━━ Source material

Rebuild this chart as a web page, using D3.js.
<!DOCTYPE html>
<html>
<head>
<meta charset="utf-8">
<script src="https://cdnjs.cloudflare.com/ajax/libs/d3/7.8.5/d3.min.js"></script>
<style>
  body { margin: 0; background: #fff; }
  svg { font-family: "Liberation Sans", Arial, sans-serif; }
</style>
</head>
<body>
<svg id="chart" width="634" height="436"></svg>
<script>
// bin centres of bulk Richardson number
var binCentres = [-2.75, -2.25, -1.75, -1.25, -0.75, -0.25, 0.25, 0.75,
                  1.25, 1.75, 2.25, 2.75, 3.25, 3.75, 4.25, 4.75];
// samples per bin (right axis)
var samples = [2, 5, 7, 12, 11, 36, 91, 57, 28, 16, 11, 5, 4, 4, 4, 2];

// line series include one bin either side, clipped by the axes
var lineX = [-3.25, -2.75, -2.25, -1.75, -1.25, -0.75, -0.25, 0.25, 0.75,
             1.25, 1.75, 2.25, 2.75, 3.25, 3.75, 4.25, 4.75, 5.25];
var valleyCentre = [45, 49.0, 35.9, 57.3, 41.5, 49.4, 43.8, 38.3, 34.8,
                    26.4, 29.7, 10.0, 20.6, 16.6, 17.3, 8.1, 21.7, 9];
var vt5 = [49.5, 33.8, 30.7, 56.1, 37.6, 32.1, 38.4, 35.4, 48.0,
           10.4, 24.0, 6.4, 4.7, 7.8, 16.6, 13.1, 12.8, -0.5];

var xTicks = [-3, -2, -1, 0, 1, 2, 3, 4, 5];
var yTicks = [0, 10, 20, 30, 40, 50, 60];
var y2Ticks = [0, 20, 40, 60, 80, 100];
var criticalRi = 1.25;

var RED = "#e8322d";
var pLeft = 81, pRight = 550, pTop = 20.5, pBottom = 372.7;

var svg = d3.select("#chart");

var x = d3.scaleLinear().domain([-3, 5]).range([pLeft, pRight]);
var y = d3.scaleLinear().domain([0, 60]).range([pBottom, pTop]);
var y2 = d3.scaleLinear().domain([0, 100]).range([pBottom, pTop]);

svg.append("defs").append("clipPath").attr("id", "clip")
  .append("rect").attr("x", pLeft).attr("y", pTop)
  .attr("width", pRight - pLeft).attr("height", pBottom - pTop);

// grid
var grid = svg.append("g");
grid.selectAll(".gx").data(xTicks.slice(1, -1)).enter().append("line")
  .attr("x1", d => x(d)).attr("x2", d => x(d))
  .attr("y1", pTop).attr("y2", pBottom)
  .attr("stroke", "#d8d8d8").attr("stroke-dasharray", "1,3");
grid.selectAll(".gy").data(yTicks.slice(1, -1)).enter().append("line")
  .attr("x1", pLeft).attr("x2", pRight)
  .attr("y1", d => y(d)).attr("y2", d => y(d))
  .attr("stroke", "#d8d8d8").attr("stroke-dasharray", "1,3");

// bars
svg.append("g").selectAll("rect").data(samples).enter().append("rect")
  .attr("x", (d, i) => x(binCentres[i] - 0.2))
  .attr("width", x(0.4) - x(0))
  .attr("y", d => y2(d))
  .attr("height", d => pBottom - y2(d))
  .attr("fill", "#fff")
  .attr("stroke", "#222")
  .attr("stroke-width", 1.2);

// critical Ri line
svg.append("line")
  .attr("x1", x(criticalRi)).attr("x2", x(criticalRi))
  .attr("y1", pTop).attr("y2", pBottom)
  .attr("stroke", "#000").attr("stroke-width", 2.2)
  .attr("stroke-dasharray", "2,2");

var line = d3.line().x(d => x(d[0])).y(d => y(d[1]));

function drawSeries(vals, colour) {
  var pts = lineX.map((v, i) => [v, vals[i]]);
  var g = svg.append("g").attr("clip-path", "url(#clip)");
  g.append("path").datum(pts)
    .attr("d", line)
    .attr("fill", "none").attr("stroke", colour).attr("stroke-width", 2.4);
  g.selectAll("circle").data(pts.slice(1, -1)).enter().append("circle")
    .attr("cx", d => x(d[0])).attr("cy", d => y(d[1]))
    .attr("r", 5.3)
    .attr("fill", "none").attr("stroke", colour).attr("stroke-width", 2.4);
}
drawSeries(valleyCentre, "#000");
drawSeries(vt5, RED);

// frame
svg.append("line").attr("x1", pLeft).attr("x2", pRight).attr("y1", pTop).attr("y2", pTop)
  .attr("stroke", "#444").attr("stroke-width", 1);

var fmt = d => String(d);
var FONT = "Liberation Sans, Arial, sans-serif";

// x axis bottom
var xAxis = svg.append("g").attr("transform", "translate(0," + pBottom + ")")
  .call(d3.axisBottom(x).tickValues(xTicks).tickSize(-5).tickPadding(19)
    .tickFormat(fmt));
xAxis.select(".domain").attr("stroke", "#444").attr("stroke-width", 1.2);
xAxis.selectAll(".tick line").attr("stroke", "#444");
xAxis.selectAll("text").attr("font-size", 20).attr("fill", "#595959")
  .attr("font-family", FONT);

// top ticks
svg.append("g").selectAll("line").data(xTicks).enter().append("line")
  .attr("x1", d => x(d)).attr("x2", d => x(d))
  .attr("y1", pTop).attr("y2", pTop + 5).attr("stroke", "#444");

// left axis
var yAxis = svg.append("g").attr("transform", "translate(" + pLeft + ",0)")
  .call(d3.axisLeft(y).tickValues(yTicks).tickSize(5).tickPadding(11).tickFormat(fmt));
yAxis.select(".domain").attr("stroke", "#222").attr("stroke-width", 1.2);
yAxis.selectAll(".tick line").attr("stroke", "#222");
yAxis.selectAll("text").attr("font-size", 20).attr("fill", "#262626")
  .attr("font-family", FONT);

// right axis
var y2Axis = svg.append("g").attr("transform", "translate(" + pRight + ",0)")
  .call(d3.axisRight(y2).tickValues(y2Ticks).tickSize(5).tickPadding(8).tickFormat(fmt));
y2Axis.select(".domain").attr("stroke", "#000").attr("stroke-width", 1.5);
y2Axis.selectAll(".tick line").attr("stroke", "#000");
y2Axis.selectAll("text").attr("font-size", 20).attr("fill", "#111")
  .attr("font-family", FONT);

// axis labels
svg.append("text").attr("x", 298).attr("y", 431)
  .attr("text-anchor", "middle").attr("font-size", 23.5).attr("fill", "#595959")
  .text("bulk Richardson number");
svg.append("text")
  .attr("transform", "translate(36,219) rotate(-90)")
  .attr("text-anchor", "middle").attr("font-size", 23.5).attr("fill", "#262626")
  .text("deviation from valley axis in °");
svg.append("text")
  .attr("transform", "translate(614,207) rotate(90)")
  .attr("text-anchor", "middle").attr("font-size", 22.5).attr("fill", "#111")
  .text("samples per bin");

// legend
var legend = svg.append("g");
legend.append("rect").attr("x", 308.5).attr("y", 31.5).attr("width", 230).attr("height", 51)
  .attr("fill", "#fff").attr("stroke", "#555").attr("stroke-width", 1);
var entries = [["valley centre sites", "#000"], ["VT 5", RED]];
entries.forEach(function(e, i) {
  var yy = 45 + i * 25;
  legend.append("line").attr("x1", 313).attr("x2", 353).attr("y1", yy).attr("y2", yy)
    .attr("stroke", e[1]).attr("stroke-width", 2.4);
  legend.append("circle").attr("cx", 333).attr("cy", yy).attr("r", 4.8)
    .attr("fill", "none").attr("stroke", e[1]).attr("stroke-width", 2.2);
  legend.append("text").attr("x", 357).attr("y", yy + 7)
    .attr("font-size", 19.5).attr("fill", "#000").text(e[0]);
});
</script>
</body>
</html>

━━━━

Goal: Copy down the material exactly as written.

The response:
Rebuild this chart as a web page, using D3.js.
<!DOCTYPE html>
<html>
<head>
<meta charset="utf-8">
<script src="https://cdnjs.cloudflare.com/ajax/libs/d3/7.8.5/d3.min.js"></script>
<style>
  body { margin: 0; background: #fff; }
  svg { font-family: "Liberation Sans", Arial, sans-serif; }
</style>
</head>
<body>
<svg id="chart" width="634" height="436"></svg>
<script>
// bin centres of bulk Richardson number
var binCentres = [-2.75, -2.25, -1.75, -1.25, -0.75, -0.25, 0.25, 0.75,
                  1.25, 1.75, 2.25, 2.75, 3.25, 3.75, 4.25, 4.75];
// samples per bin (right axis)
var samples = [2, 5, 7, 12, 11, 36, 91, 57, 28, 16, 11, 5, 4, 4, 4, 2];

// line series include one bin either side, clipped by the axes
var lineX = [-3.25, -2.75, -2.25, -1.75, -1.25, -0.75, -0.25, 0.25, 0.75,
             1.25, 1.75, 2.25, 2.75, 3.25, 3.75, 4.25, 4.75, 5.25];
var valleyCentre = [45, 49.0, 35.9, 57.3, 41.5, 49.4, 43.8, 38.3, 34.8,
                    26.4, 29.7, 10.0, 20.6, 16.6, 17.3, 8.1, 21.7, 9];
var vt5 = [49.5, 33.8, 30.7, 56.1, 37.6, 32.1, 38.4, 35.4, 48.0,
           10.4, 24.0, 6.4, 4.7, 7.8, 16.6, 13.1, 12.8, -0.5];

var xTicks = [-3, -2, -1, 0, 1, 2, 3, 4, 5];
var yTicks = [0, 10, 20, 30, 40, 50, 60];
var y2Ticks = [0, 20, 40, 60, 80, 100];
var criticalRi = 1.25;

var RED = "#e8322d";
var pLeft = 81, pRight = 550, pTop = 20.5, pBottom = 372.7;

var svg = d3.select("#chart");

var x = d3.scaleLinear().domain([-3, 5]).range([pLeft, pRight]);
var y = d3.scaleLinear().domain([0, 60]).range([pBottom, pTop]);
var y2 = d3.scaleLinear().domain([0, 100]).range([pBottom, pTop]);

svg.append("defs").append("clipPath").attr("id", "clip")
  .append("rect").attr("x", pLeft).attr("y", pTop)
  .attr("width", pRight - pLeft).attr("height", pBottom - pTop);

// grid
var grid = svg.append("g");
grid.selectAll(".gx").data(xTicks.slice(1, -1)).enter().append("line")
  .attr("x1", d => x(d)).attr("x2", d => x(d))
  .attr("y1", pTop).attr("y2", pBottom)
  .attr("stroke", "#d8d8d8").attr("stroke-dasharray", "1,3");
grid.selectAll(".gy").data(yTicks.slice(1, -1)).enter().append("line")
  .attr("x1", pLeft).attr("x2", pRight)
  .attr("y1", d => y(d)).attr("y2", d => y(d))
  .attr("stroke", "#d8d8d8").attr("stroke-dasharray", "1,3");

// bars
svg.append("g").selectAll("rect").data(samples).enter().append("rect")
  .attr("x", (d, i) => x(binCentres[i] - 0.2))
  .attr("width", x(0.4) - x(0))
  .attr("y", d => y2(d))
  .attr("height", d => pBottom - y2(d))
  .attr("fill", "#fff")
  .attr("stroke", "#222")
  .attr("stroke-width", 1.2);

// critical Ri line
svg.append("line")
  .attr("x1", x(criticalRi)).attr("x2", x(criticalRi))
  .attr("y1", pTop).attr("y2", pBottom)
  .attr("stroke", "#000").attr("stroke-width", 2.2)
  .attr("stroke-dasharray", "2,2");

var line = d3.line().x(d => x(d[0])).y(d => y(d[1]));

function drawSeries(vals, colour) {
  var pts = lineX.map((v, i) => [v, vals[i]]);
  var g = svg.append("g").attr("clip-path", "url(#clip)");
  g.append("path").datum(pts)
    .attr("d", line)
    .attr("fill", "none").attr("stroke", colour).attr("stroke-width", 2.4);
  g.selectAll("circle").data(pts.slice(1, -1)).enter().append("circle")
    .attr("cx", d => x(d[0])).attr("cy", d => y(d[1]))
    .attr("r", 5.3)
    .attr("fill", "none").attr("stroke", colour).attr("stroke-width", 2.4);
}
drawSeries(valleyCentre, "#000");
drawSeries(vt5, RED);

// frame
svg.append("line").attr("x1", pLeft).attr("x2", pRight).attr("y1", pTop).attr("y2", pTop)
  .attr("stroke", "#444").attr("stroke-width", 1);

var fmt = d => String(d);
var FONT = "Liberation Sans, Arial, sans-serif";

// x axis bottom
var xAxis = svg.append("g").attr("transform", "translate(0," + pBottom + ")")
  .call(d3.axisBottom(x).tickValues(xTicks).tickSize(-5).tickPadding(19)
    .tickFormat(fmt));
xAxis.select(".domain").attr("stroke", "#444").attr("stroke-width", 1.2);
xAxis.selectAll(".tick line").attr("stroke", "#444");
xAxis.selectAll("text").attr("font-size", 20).attr("fill", "#595959")
  .attr("font-family", FONT);

// top ticks
svg.append("g").selectAll("line").data(xTicks).enter().append("line")
  .attr("x1", d => x(d)).attr("x2", d => x(d))
  .attr("y1", pTop).attr("y2", pTop + 5).attr("stroke", "#444");

// left axis
var yAxis = svg.append("g").attr("transform", "translate(" + pLeft + ",0)")
  .call(d3.axisLeft(y).tickValues(yTicks).tickSize(5).tickPadding(11).tickFormat(fmt));
yAxis.select(".domain").attr("stroke", "#222").attr("stroke-width", 1.2);
yAxis.selectAll(".tick line").attr("stroke", "#222");
yAxis.selectAll("text").attr("font-size", 20).attr("fill", "#262626")
  .attr("font-family", FONT);

// right axis
var y2Axis = svg.append("g").attr("transform", "translate(" + pRight + ",0)")
  .call(d3.axisRight(y2).tickValues(y2Ticks).tickSize(5).tickPadding(8).tickFormat(fmt));
y2Axis.select(".domain").attr("stroke", "#000").attr("stroke-width", 1.5);
y2Axis.selectAll(".tick line").attr("stroke", "#000");
y2Axis.selectAll("text").attr("font-size", 20).attr("fill", "#111")
  .attr("font-family", FONT);

// axis labels
svg.append("text").attr("x", 298).attr("y", 431)
  .attr("text-anchor", "middle").attr("font-size", 23.5).attr("fill", "#595959")
  .text("bulk Richardson number");
svg.append("text")
  .attr("transform", "translate(36,219) rotate(-90)")
  .attr("text-anchor", "middle").attr("font-size", 23.5).attr("fill", "#262626")
  .text("deviation from valley axis in °");
svg.append("text")
  .attr("transform", "translate(614,207) rotate(90)")
  .attr("text-anchor", "middle").attr("font-size", 22.5).attr("fill", "#111")
  .text("samples per bin");

// legend
var legend = svg.append("g");
legend.append("rect").attr("x", 308.5).attr("y", 31.5).attr("width", 230).attr("height", 51)
  .attr("fill", "#fff").attr("stroke", "#555").attr("stroke-width", 1);
var entries = [["valley centre sites", "#000"], ["VT 5", RED]];
entries.forEach(function(e, i) {
  var yy = 45 + i * 25;
  legend.append("line").attr("x1", 313).attr("x2", 353).attr("y1", yy).attr("y2", yy)
    .attr("stroke", e[1]).attr("stroke-width", 2.4);
  legend.append("circle").attr("cx", 333).attr("cy", yy).attr("r", 4.8)
    .attr("fill", "none").attr("stroke", e[1]).attr("stroke-width", 2.2);
  legend.append("text").attr("x", 357).attr("y", yy + 7)
    .attr("font-size", 19.5).attr("fill", "#000").text(e[0]);
});
</script>
</body>
</html>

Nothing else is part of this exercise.